279 F. 566 | 8th Cir. | 1922

TRIEBER, District Judge.

Although the appellees had been convicted on four separate indictments for different offenses, they joined in one application for the writ of habeas corpus, and evidently by consent, at least, so far as the record shows, without objections, they were heard as one petition and thus appealed to this court. The District Court, having discharged the petitioners, this appeal is prosecuted by the warden of the United States penitentiary at Leavenworth, Kan., *567in which prison they were confined, in pursuance of sentences imposed by the District Court of the United States for the Western District of Texas, upon, verdicts of guilty by juries. The petition for the writ of habeas corpus is based solely upon the ground that the indictments in each of the cases charged violations of the National Prohibition Act (41 Stat. 305), generally referred to as the “Volstead Act,” and that therefore the District Court was without jurisdiction to impose a sentence of confinement for more than one year and in a penitentiary, as the maximum punishment for violations of that act is six months’ imprisonment in a jail, and therefore appellant, warden of the penitentiary, it is claimed, is without right or authority to detain them in prison.

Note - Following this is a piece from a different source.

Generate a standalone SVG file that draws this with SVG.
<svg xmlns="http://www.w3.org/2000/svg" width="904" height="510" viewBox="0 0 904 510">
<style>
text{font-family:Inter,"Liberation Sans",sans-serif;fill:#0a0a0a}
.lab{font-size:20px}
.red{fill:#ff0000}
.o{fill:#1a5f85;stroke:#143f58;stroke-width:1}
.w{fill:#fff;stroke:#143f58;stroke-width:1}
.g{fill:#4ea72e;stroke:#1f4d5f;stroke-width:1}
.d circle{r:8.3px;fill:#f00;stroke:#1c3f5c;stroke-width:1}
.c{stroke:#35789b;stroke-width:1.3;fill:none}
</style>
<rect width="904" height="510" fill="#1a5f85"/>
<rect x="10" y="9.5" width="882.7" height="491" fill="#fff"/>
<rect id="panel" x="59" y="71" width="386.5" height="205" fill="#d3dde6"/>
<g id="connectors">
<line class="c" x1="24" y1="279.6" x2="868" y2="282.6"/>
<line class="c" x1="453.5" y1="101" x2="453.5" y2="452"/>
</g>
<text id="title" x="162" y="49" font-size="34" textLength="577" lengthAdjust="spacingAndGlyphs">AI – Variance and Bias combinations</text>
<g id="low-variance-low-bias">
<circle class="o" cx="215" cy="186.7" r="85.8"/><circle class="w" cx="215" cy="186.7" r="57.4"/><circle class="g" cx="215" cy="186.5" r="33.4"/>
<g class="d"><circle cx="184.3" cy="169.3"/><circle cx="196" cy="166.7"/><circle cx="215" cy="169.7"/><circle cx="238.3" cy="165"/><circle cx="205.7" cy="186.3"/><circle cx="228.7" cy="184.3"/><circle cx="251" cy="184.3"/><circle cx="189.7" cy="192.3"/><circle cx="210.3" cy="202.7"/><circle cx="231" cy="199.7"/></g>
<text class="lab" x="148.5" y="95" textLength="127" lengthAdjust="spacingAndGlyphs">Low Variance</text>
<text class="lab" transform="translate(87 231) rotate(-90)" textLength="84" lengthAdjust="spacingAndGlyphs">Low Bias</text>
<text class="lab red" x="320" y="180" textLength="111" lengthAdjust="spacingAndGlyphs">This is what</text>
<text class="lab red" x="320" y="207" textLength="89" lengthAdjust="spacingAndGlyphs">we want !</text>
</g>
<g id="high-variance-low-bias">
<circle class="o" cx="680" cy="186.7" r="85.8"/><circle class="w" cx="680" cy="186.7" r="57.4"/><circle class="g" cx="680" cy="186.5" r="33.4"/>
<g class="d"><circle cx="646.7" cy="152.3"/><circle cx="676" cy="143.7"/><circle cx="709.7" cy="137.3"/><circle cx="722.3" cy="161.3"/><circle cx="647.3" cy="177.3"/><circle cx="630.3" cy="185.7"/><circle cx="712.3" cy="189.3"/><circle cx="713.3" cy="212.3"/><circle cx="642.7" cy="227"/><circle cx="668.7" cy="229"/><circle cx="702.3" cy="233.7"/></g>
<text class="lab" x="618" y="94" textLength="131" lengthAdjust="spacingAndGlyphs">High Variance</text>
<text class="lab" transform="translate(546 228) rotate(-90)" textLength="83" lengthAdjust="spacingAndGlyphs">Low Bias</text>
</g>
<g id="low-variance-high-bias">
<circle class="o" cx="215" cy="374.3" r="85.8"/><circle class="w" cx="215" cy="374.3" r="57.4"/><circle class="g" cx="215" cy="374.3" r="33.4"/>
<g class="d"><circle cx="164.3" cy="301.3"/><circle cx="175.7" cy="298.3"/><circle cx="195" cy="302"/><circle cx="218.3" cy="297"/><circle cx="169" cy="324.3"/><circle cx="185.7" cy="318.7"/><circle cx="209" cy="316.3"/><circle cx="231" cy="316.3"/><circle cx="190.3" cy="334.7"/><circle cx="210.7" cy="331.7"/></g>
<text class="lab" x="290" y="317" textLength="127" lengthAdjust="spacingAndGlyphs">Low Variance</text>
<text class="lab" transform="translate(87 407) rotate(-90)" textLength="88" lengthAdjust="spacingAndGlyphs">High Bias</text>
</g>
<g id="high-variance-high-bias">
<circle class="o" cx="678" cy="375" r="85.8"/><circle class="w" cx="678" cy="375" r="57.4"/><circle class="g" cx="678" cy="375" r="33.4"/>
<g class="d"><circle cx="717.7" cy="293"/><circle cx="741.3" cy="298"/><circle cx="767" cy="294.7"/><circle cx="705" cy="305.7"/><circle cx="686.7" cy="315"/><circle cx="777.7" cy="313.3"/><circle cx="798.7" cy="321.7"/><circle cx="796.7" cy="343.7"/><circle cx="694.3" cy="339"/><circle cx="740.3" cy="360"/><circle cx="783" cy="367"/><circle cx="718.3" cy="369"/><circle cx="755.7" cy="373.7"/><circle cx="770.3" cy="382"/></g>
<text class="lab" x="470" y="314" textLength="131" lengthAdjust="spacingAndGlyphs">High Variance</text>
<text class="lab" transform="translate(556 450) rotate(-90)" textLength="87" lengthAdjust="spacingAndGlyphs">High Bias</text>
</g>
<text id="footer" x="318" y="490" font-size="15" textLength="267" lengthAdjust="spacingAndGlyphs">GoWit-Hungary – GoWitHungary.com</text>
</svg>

[1] The indictment under which .the appellees, Manuel Moreno and Luis Herrero, were tried, found guilty, and sentenced, charged them with a conspiracy, under section 37 of the Penal Code (Comp. St. § 10201), to violate the National Prohibition Act. As that act authorizes, upon conviction, imprisonment for as long as two years, and as the sentence does not exceed that term, the sentence was clearly lawful. As the sentence imposed was for a period longer than one year, confinement in a penitentiary is authorized by sections 5541 and 5542, Rev. St. (sections 10527 and 10528, U. S. Comp. St. 1916), and Act March 3, 1891, c. 529, § 9, 26 St 840 (section 10560, U. S. Comp. St. 1916). It was therefore error to discharge these two defendants.

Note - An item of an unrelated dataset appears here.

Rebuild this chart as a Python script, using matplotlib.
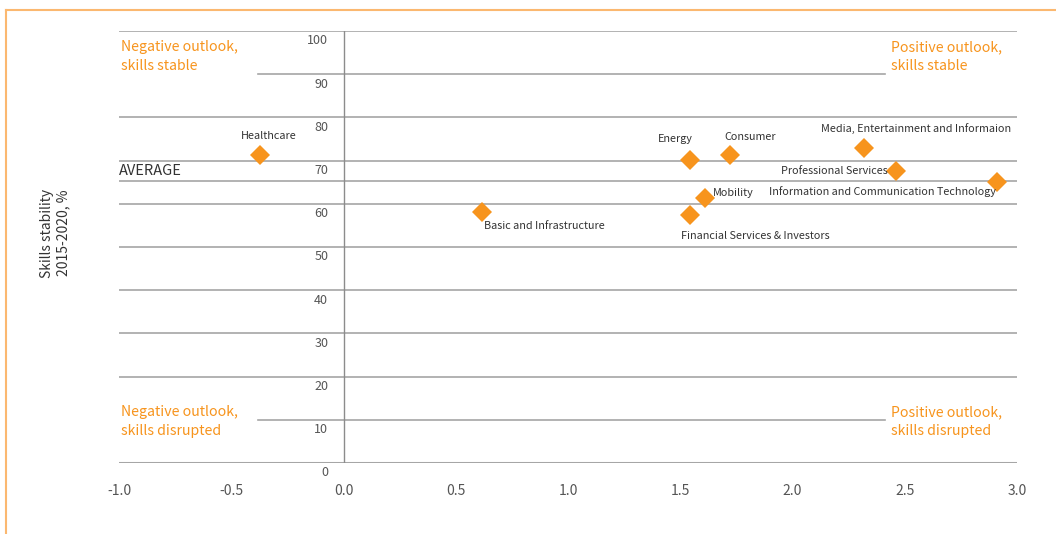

[2] Neither of the indictments on which the other appellees were convicted charged violations of the National Prohibition Act, except the first two counts of the indictment on which the appellee Granadas was convicted. But he was also convicted on the third count, which charged, as the indictments against Refugio and Manchaco did, violations of section 3082, Rev. St. (section 5785, U. S. Comp. St. 1916), which authorized the imposition of a fine or imprisonment not exceeding two years or both. That this act is still in force and was not repealed by the National Prohibition Act was decided by this court m Goldberg v. United States (C. C. A.) 277 Fed. 211, in which the opinion was filed October 29, 1921.

The judgment of the District Court discharging the appellees was erroneous, and is reversed.